The escalating conflict involving Iran has triggered fresh fears of a global oil supply shock, raising a critical question for governments, markets, and consumers worldwide: Could crude oil prices climb to $200 per barrel? Energy markets are already reacting sharply as tensions in the Middle East threaten key oil infrastructure and shipping routes.
Oil prices have surged in recent weeks as traders price in the risk of disruptions to supplies from the Persian Gulf. Brent crude has climbed close to $90 per barrel, with analysts warning that the market is factoring in the possible loss of millions of barrels of daily production if the conflict worsens.
Why Iran Matters to Global Oil Markets
Iran sits at the center of one of the world’s most important energy chokepoints the Strait of Hormuz, a narrow waterway through which a huge share of global oil exports pass. Experts estimate that roughly 20% of the world’s traded oil moves through this corridor, meaning any disruption could immediately push prices higher.
If the strait were closed or tanker traffic significantly reduced, the global energy market could face a sudden supply shortage. That scenario alone could send oil prices skyrocketing in a short period of time.

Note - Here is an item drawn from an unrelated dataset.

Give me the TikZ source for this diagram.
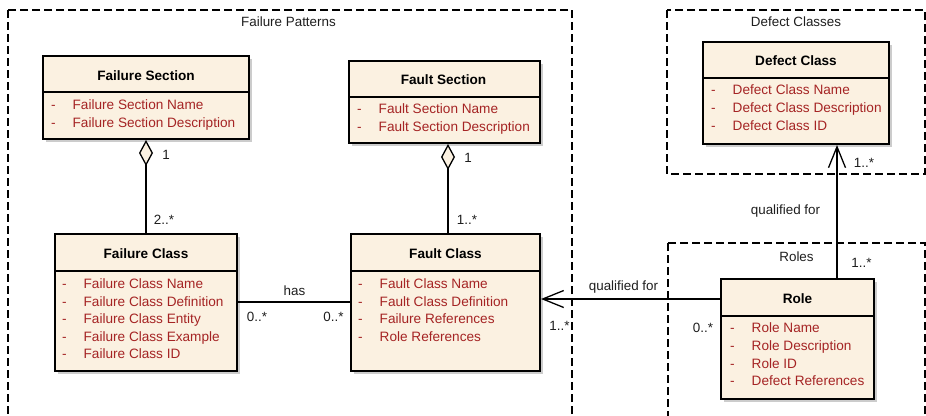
\documentclass[tikz,border=0pt]{standalone}
\usepackage{fontspec}
\setmainfont{Liberation Sans}
\usetikzlibrary{arrows.meta,shadows}
\definecolor{cream}{RGB}{251,241,225}
\definecolor{attrred}{RGB}{165,36,36}
\definecolor{labelgray}{RGB}{30,30,30}

\tikzset{
  frame/.style={line width=1.8pt, dash pattern=on 8pt off 4pt},
  classbox/.style={draw, line width=2pt, fill=cream, inner sep=0pt,
    drop shadow={shadow xshift=3pt, shadow yshift=-3pt, fill=black!20, opacity=1}},
  sepline/.style={line width=1.2pt},
  classtitle/.style={font=\bfseries\fontsize{13.6}{15}\selectfont, anchor=base, inner sep=0pt},
  attr/.style={font=\fontsize{13.6}{15}\selectfont, text=attrred, anchor=base west, inner sep=0pt},
  lbl/.style={font=\fontsize{13.4}{15}\selectfont, text=labelgray, anchor=base, inner sep=0pt},
  assoc/.style={line width=1.5pt},
  aggr/.style={assoc, {Diamond[length=26pt, width=14pt, fill=cream, line width=1.3pt]}-},
  navig/.style={assoc, -{Straight Barb[length=21pt, width=17pt, line width=1.3pt]}},
}
% one attribute row: name, x, baseline y, text
\newcommand\attrline[4]{\node[attr] (#1) at (#2,#3) {\makebox[21.5pt][l]{-}#4};}

\begin{document}
\begin{tikzpicture}[x=1pt,y=-1pt]
\useasboundingbox (0,0) rectangle (926,415);
\clip (0,0) rectangle (926,415);

% package frames
\draw[frame] (8,10) rectangle (572,440);
\node[lbl] (fpl) at (288.5,27) {Failure Patterns};
\draw[frame] (667,10) rectangle (925,174);
\node[lbl] (dcl) at (796,27) {Defect Classes};
\draw[frame] (668,243) rectangle (925,440);
\node[lbl] (rl) at (796.5,261) {Roles};

% Failure Section
\node[classbox, minimum width=206pt, minimum height=83pt] (fs) at (146,97.5) {};
\draw[sepline] (fs.west |- 0,92) -- (fs.east |- 0,92);
\node[classtitle] (fst) at (146,80.5) {Failure Section};
\attrline{fsa1}{51}{109.5}{Failure Section Name}
\attrline{fsa2}{51}{127.5}{Failure Section Description}

% Fault Section
\node[classbox, minimum width=191pt, minimum height=82pt] (fas) at (444.5,102) {};
\draw[sepline] (fas.west |- 0,97) -- (fas.east |- 0,97);
\node[classtitle] (fast) at (443.5,84.5) {Fault Section};
\attrline{fasa1}{357}{113.5}{Fault Section Name}
\attrline{fasa2}{357}{131.5}{Fault Section Description}

% Defect Class
\node[classbox, minimum width=186pt, minimum height=102pt] (dc) at (796,93) {};
\draw[sepline] (dc.west |- 0,78) -- (dc.east |- 0,78);
\node[classtitle] (dct) at (796,65.5) {Defect Class};
\attrline{dca1}{711}{94.5}{Defect Class Name}
\attrline{dca2}{711}{112.5}{Defect Class Description}
\attrline{dca3}{711}{130.5}{Defect Class ID}

% Failure Class
\node[classbox, minimum width=182pt, minimum height=137pt] (fc) at (146,302.5) {};
\draw[sepline] (fc.west |- 0,271) -- (fc.east |- 0,271);
\node[classtitle] (fct) at (146,258.5) {Failure Class};
\attrline{fca1}{62}{288.5}{Failure Class Name}
\attrline{fca2}{62}{306}{Failure Class Definition}
\attrline{fca3}{62}{323.5}{Failure Class Entity}
\attrline{fca4}{62}{341}{Failure Class Example}
\attrline{fca5}{62}{358.5}{Failure Class ID}

% Fault Class
\node[classbox, minimum width=189pt, minimum height=137pt] (fac) at (445.5,302.5) {};
\draw[sepline] (fac.west |- 0,271) -- (fac.east |- 0,271);
\node[classtitle] (fact) at (445.5,258.5) {Fault Class};
\attrline{faca1}{358}{288.5}{Fault Class Name}
\attrline{faca2}{358}{306}{Fault Class Definition}
\attrline{faca3}{358}{323.5}{Failure References}
\attrline{faca4}{358}{341}{Role References}

% Role
\node[classbox, minimum width=153pt, minimum height=120pt] (role) at (797.5,339) {};
\draw[sepline] (role.west |- 0,316) -- (role.east |- 0,316);
\node[classtitle] (rolet) at (797.5,303.5) {Role};
\attrline{rolea1}{730}{332.8}{Role Name}
\attrline{rolea2}{730}{350.4}{Role Description}
\attrline{rolea3}{730}{368}{Role ID}
\attrline{rolea4}{730}{385.6}{Defect References}

% connector routing
\coordinate (fx) at (448,0);
\coordinate (hy) at (0,302);
\coordinate (rq) at (0,299);
\coordinate (rx) at (837,0);

% aggregations
\draw[aggr] (fs.south) -- (fc.north);
\node[lbl] (m1) at (166,159) {1};
\node[lbl] (m2) at (164,224.5) {2..*};

\draw[aggr] (fas.south -| fx) -- (fac.north -| fx);
\node[lbl] (m3) at (468,162) {1};
\node[lbl] (m4) at (467,224.5) {1..*};

% has
\draw[assoc] (fc.east |- hy) -- (fac.west |- hy);
\node[lbl] (has) at (294.5,295) {has};
\node[lbl] (m5) at (257,321) {0..*};
\node[lbl] (m6) at (333.5,321) {0..*};

% Role -> Fault Class
\draw[navig] (role.west |- rq) -- (fac.east |- rq);
\node[lbl] (q1) at (623.5,290.5) {qualified for};
\node[lbl] (m7) at (559.5,330.5) {1..*};
\node[lbl] (m8) at (703,332.5) {0..*};

% Role -> Defect Class
\draw[navig] (role.north -| rx) -- (dc.south -| rx);
\node[lbl] (q2) at (785.5,214.5) {qualified for};
\node[lbl] (m9) at (861.5,267) {1..*};
\node[lbl] (m10) at (864,167.5) {1..*};
\end{tikzpicture}
\end{document}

Why Some Analysts Warn of $200 Oil
Several market analysts believe that in a worst-case scenario such as large-scale attacks on oil facilities or a prolonged blockade of the Strait of Hormuz crude oil prices could surge dramatically. Some projections suggest prices could rise above $150 or even approach $200 per barrel if a significant portion of global supply is disrupted.
Recent geopolitical threats have already raised alarms. Iranian officials have warned that escalation could send crude prices above $200 per barrel, highlighting the scale of potential market panic if energy infrastructure across the region becomes a target.
Current Market Reality
Despite these fears, many economists say a $200 oil price remains an extreme scenario rather than the most likely outcome. Global oil markets still have some buffers, including spare production capacity from OPEC members and large global inventories that can temporarily offset disruptions.
Some ratings agencies argue that even with tensions rising, oversupply in global markets and alternative export pipelines could limit the scale of price spikes in the near term.
Impact on the Global Economy
Even a smaller price surge could have major consequences. Economists warn that oil rising to $90–$100 per barrel could push inflation higher worldwide, raise transportation and manufacturing costs, and slow economic growth.
Countries heavily dependent on imported energy such as India, Japan, and many European nations would be especially vulnerable to prolonged high prices.
What Happens Next
The direction of oil prices will largely depend on how the conflict unfolds in the coming weeks. If tensions ease or shipping through the Strait of Hormuz continues uninterrupted, prices could stabilize. However, if attacks spread to oil fields, refineries, or shipping routes, the world could face one of the largest energy shocks since the 1970s oil crisis.
For now, markets remain on edge, with traders closely watching every development in the Middle East. Whether oil reaches $150, $200, or stabilizes below $100, one thing is clear: the Iran conflict has placed the global energy system on high alert.